C'est ici également qu'il nous paraît plus convenable de classer ces vastes plaines de la côte de Guinée, où l'herbe, dite de Guinée, s'élève de dix à treize pieds de hauteur, et forme pour ainsi dire d'immenses forêts herbacées; et ces vastes espaces qui paraissent formés par alluvion, et dont le sol, composé de sable ou de terre fine, ne contient pas une seule pierre. On en trouve dans le royaume de Benin, dans la Basse-Guiane, dans le bassin de l'Orénoque et dans celui de l'Amazone. Ceux de ce dernier, dits pampas del Sacramento, sont les plus grands de tous; les sauvages nomades qui y demeurent parcourent souvent de 800 à 1,100 milles, sans rencontrer une seule pierre; leurs idiomes manquent mèrve d'expression pour désigner ce minéral.

Les déserts proprement dits sont des espaces, quelquefois d'une étendue immense, absolument stériles, où les végétaux ne peuvent croître, où les hommes et les animaux ne peuvent subsister.
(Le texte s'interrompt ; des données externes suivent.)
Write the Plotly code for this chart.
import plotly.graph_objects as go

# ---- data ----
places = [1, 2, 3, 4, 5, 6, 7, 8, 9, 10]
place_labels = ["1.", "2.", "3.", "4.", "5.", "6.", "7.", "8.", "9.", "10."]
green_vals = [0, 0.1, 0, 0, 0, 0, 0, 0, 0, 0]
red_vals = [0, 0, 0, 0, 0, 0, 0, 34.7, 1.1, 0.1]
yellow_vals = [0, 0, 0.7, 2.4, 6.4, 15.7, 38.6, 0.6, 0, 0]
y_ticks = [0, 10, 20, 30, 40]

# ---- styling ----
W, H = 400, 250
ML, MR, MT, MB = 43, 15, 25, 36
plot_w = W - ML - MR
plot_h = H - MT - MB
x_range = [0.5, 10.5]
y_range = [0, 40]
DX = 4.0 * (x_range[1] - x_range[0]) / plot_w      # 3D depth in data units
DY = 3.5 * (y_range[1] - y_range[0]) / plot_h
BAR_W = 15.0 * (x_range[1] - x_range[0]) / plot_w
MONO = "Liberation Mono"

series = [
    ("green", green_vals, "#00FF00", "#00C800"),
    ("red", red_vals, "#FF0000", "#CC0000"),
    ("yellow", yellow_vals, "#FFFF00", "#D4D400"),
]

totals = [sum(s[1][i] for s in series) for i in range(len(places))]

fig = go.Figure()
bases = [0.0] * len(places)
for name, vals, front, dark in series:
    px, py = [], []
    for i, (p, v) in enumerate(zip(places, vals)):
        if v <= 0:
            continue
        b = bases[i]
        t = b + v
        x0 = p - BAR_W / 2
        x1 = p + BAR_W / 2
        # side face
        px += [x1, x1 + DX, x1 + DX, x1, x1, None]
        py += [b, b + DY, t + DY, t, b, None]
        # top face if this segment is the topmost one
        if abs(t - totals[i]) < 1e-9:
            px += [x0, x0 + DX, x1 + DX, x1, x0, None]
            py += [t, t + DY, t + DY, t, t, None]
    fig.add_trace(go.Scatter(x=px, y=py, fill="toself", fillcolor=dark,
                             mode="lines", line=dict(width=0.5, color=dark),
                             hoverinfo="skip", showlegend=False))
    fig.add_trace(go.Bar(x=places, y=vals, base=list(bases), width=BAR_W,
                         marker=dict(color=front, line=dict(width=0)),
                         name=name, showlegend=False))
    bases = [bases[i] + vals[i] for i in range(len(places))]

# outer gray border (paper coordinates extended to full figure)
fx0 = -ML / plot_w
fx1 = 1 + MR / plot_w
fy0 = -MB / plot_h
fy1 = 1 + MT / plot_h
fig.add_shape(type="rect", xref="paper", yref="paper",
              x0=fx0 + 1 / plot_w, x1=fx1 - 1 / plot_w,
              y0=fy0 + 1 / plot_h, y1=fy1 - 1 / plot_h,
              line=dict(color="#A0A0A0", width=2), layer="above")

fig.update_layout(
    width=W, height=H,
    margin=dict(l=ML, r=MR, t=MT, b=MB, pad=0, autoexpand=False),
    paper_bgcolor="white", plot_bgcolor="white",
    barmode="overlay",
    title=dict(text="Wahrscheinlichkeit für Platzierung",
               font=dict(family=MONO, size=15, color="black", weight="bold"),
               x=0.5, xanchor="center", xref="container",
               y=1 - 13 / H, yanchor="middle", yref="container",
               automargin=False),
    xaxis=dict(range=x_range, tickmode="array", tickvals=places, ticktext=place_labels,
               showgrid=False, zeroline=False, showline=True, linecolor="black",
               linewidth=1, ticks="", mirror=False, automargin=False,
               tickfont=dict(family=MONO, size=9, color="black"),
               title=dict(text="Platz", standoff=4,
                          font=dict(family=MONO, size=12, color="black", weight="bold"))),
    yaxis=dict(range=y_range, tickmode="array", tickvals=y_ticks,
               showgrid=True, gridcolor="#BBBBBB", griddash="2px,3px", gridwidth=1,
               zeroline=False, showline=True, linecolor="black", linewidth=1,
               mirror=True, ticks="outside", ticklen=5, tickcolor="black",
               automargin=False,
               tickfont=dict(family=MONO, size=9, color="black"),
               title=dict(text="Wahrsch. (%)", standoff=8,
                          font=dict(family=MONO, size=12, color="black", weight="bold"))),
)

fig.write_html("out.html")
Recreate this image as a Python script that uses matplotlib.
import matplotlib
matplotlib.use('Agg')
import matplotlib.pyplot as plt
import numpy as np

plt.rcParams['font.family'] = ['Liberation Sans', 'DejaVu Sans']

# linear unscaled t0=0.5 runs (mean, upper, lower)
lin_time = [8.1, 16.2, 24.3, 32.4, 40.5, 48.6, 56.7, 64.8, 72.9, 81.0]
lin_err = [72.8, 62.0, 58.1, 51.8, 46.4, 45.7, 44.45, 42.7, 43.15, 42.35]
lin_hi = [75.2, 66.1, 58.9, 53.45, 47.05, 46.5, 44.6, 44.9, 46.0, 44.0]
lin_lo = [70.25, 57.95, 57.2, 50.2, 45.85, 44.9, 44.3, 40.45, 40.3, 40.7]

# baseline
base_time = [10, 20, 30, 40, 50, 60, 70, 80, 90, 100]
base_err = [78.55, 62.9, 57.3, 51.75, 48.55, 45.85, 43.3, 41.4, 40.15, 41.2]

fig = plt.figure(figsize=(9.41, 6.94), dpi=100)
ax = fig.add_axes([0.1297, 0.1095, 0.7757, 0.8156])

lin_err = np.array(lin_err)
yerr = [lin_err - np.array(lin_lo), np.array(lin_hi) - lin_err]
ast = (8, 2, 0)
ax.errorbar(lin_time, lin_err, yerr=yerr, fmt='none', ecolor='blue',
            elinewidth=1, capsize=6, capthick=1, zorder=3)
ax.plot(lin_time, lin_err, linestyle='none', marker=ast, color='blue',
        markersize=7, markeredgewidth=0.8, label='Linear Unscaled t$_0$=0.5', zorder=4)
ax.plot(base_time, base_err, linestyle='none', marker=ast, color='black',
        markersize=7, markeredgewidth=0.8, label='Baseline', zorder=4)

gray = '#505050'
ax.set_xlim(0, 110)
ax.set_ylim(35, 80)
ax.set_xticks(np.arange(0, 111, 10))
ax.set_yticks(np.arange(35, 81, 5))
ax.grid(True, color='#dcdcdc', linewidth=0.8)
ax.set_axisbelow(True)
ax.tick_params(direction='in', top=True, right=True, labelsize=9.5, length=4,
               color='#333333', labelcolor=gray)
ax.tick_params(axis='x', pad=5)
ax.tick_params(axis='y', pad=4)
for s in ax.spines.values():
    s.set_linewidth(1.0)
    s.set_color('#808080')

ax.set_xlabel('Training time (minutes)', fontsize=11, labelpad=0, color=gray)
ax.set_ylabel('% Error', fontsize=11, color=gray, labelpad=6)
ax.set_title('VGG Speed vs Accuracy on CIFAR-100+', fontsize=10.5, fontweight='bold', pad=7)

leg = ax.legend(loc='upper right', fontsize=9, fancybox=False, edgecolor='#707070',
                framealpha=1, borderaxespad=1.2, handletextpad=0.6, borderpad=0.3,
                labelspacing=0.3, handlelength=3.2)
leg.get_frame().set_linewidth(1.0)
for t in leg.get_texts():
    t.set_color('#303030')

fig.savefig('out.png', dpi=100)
Ces affreuses solitudes privées d'eau et de verdure, dévorées par un soleil brûlant, n'offrent que des plaines sablonneuses, des montagnes encore plus arides, sur lesquelles l'œil se fatigue vainement à chercher quelque indice de vie.

Souvent un vent embrasé s'élève, suffoque les hommes et les animaux, soulève et roule des colonnes et des montagnes de sable, qui engloutissent tout sur leur passage, et eusevelissent des caravanes et des armées entières. Au milieu de ces océans de sable se trouvent des espaces resserrés, arrosés par des sources, ombragés par des arbres bienfaisans, où la nature développe souvent avec une surprenante fécondité ses productions les plus précieuses; ces terres heureuses, placées au milieu des déserts comme les îles au milieu des mers, se nomment oasis. L'Afrique et l'Asie offrent les déserts les plus vastes du globe. Celui de Sahara en Afrique jouit depuis des siècles d'une terrible célébrité; c'est le plus vaste que l'on connaisse.